Era già da un po’ di tempo che l’argomento “allenatori di rugby” rimbalzava da una parte all’altra della mia testa (che essendo vuota permette di vagare e rimbalzare alla grande), poi un’intervista rilasciata da Cavinato mi ha spinto ad andare fino in fondo.
Andrea Cavinato ha ragione quando
dice che in Italia ci sono ottimi allenatori e che una società, dalla under 18
in poi debba avere uno staff tecnico completo, con allenatori per mischia, tre
quarti eccetera eccetera.
Uno staff così completo, necessita di tecnici specializzati, competenti ed
esperti.
Questa verità, però, mal si sposa con una realtà che prevede in tutte le categorie (eccezion fatta, forse, dalla serie A a salire) tecnici “volontari” ossia che fanno il tutto gratuitamente o con un minimo rimborso spese.
Volendo fare una media un tecnico non professionista di rugby si porta a casa, mensilmente, un rimborso di circa 250 euro per nove o dieci mensilità a seconda degli accordi presi con la società con cui collabora.
Anche questo è tutto incredibilmente giusto, il volontariato è parte integrante del nostro sport, da sempre la passione ci porta sul campo ed è impensabile un movimento privo di questo tipo di struttura basato su tecnici professionisti perché insostenibile per, credo, il 90% delle associazioni sportive di rugby italiane.
Però ecco qui il cane che si morde la coda.
Perché se come dice Cavinato di tecnici bravi ce ne sono,
con esperienza, con risultati effettivi del lavoro svolto (e no, non intendo
aver vinto il torneo di Padova con l’under 10), perché questi devono essere
rimborsati con il minimo indispensabile prescindendo dalla loro
professionalità?
Ma, allo stesso tempo, come fa una società che va avanti grazie alle quote dei
ragazzi a permettersi uno staff di qualità se deve “pagarlo” anziché semplicemente
rimborsarlo?
E ancora, come può un giovane allenatore essere stimolato a crescere nel
proprio lavoro senza sicurezze economiche e lavorative? (contributi, ferie e
tutto ciò che concerne l’aspetto lavorativo).

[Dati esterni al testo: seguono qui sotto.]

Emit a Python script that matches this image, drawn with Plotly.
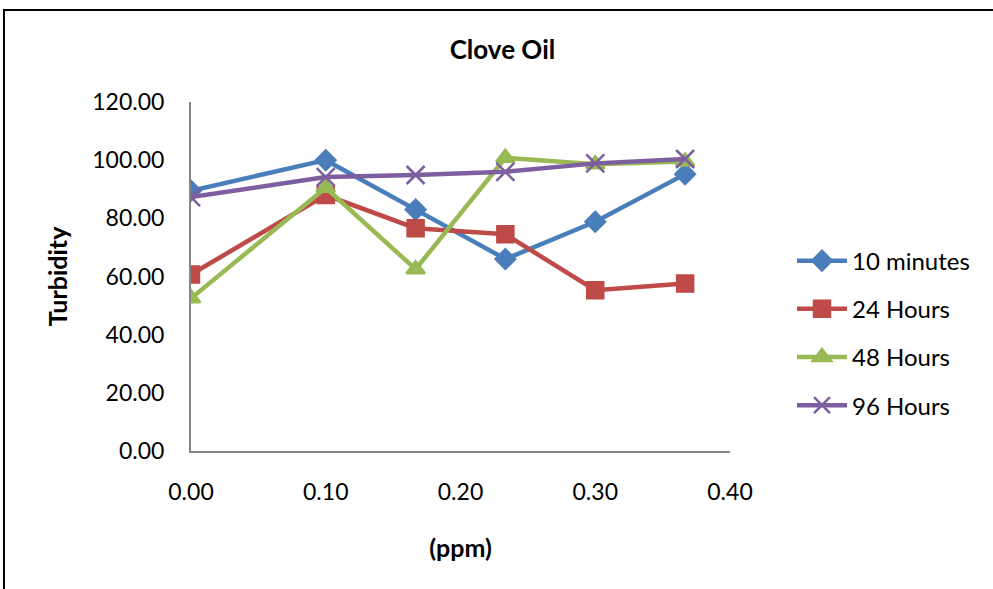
import plotly.graph_objects as go

ppm = [0.0, 0.1, 0.1667, 0.2333, 0.3, 0.3667]
series_names = ["10 minutes", "24 Hours", "48 Hours", "96 Hours"]
min10 = [89.5, 100.0, 83.0, 66.0, 78.8, 95.2]
h24 = [60.7, 88.0, 76.6, 74.5, 55.3, 57.6]
h48 = [52.5, 90.5, 62.5, 100.8, 98.6, 99.5]
h96 = [87.3, 94.2, 94.9, 96.0, 98.9, 100.4]
x_ticks = [0.0, 0.1, 0.2, 0.3, 0.4]
y_ticks = [0, 20, 40, 60, 80, 100, 120]

colors = ["#4A7EBB", "#BE4B48", "#98B954", "#7D5FA0"]
symbols = ["diamond", "square", "triangle-up", "x-thin"]
sizes = [15, 16, 16, 18]

fig = go.Figure()
for name, ys, c, s, sz in zip(series_names, [min10, h24, h48, h96], colors, symbols, sizes):
    fig.add_trace(go.Scatter(
        x=ppm, y=ys, name=name, mode="lines+markers", legendgroup=name,
        line=dict(color=c, width=4.5),
        marker=dict(symbol=s, size=sz, color=c, line=dict(color=c, width=2.5)),
    ))

font_family = "Lato, 'Open Sans', sans-serif"
fig.update_layout(
    width=993, height=589,
    paper_bgcolor="white", plot_bgcolor="white",
    margin=dict(l=191, r=263, t=102, b=138),
    title=dict(text="<b>Clove Oil</b>", x=0.506, xanchor="center", y=0.915, yanchor="middle",
               font=dict(family=font_family, size=26, color="black")),
    font=dict(family=font_family, color="black"),
    legend=dict(x=1.115, y=0.338, xanchor="left", yanchor="middle",
                font=dict(size=24, color="black"), tracegroupgap=14,
                itemwidth=50, bgcolor="rgba(0,0,0,0)"),
    showlegend=True,
    shapes=[dict(type="rect", xref="paper", yref="paper",
                 x0=-0.347, x1=1.52, y0=-0.42, y1=1.2636,
                 line=dict(color="black", width=2))],
)
fig.update_xaxes(
    range=[0, 0.4], tickvals=x_ticks, ticktext=[f"{v:.2f}" for v in x_ticks],
    showgrid=False, zeroline=False, showline=True, linecolor="#878787", linewidth=2,
    ticks="", tickfont=dict(size=23, color="black"), ticklabelstandoff=19,
    title=dict(text="<b>(ppm)</b>", font=dict(size=25, color="black"), standoff=36),
)
fig.update_yaxes(
    range=[0, 120], tickvals=y_ticks, ticktext=[f"{v:.2f}" for v in y_ticks],
    showgrid=False, zeroline=False, showline=True, linecolor="#878787", linewidth=2,
    ticks="", tickfont=dict(size=23, color="black"), ticklabelstandoff=20,
    title=dict(text="<b>Turbidity</b>", font=dict(size=25, color="black"), standoff=18),
)

fig.write_html("out.html")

Quante volte è capitato ad un allenatore di sentire frasi del tipo: “guarda noi
di base diamo 100 euro di rimborso mensile, aumentando di 50 euro a seconda
dell’esperienza, quindi avevamo pensato visto il tuo curriculum sportivo di
darti 200 euro al mese, ci rendiamo conto che è poco ma non possiamo fare diversamente
altrimenti non arriviamo a fine anno”.
La domanda è: chi ha ragione e chi ha torto? La società che giustamente lotta ogni anno per sopravvivere che vuole offrire la migliore scelta tecnica possibile per i suoi ragazzi o l’allenatore che rimane basito davanti una realtà che vede la sua professionalità valutata esclusivamente (e anche poco) solo in base alle ore di lavoro svolte senza considerare capacità, esperienza e preparazione livellando totalmente la categoria.
La risposta non è semplice, però dopo 15 anni di panchine in tutte le diverse categorie, dal minirugby alla seniores, credo che qualcosa vada fatto per fermare questo cane che continua a girare su stesso per mordersi la coda e dargli magari un osso(o permettere alle società di poter avere un osso).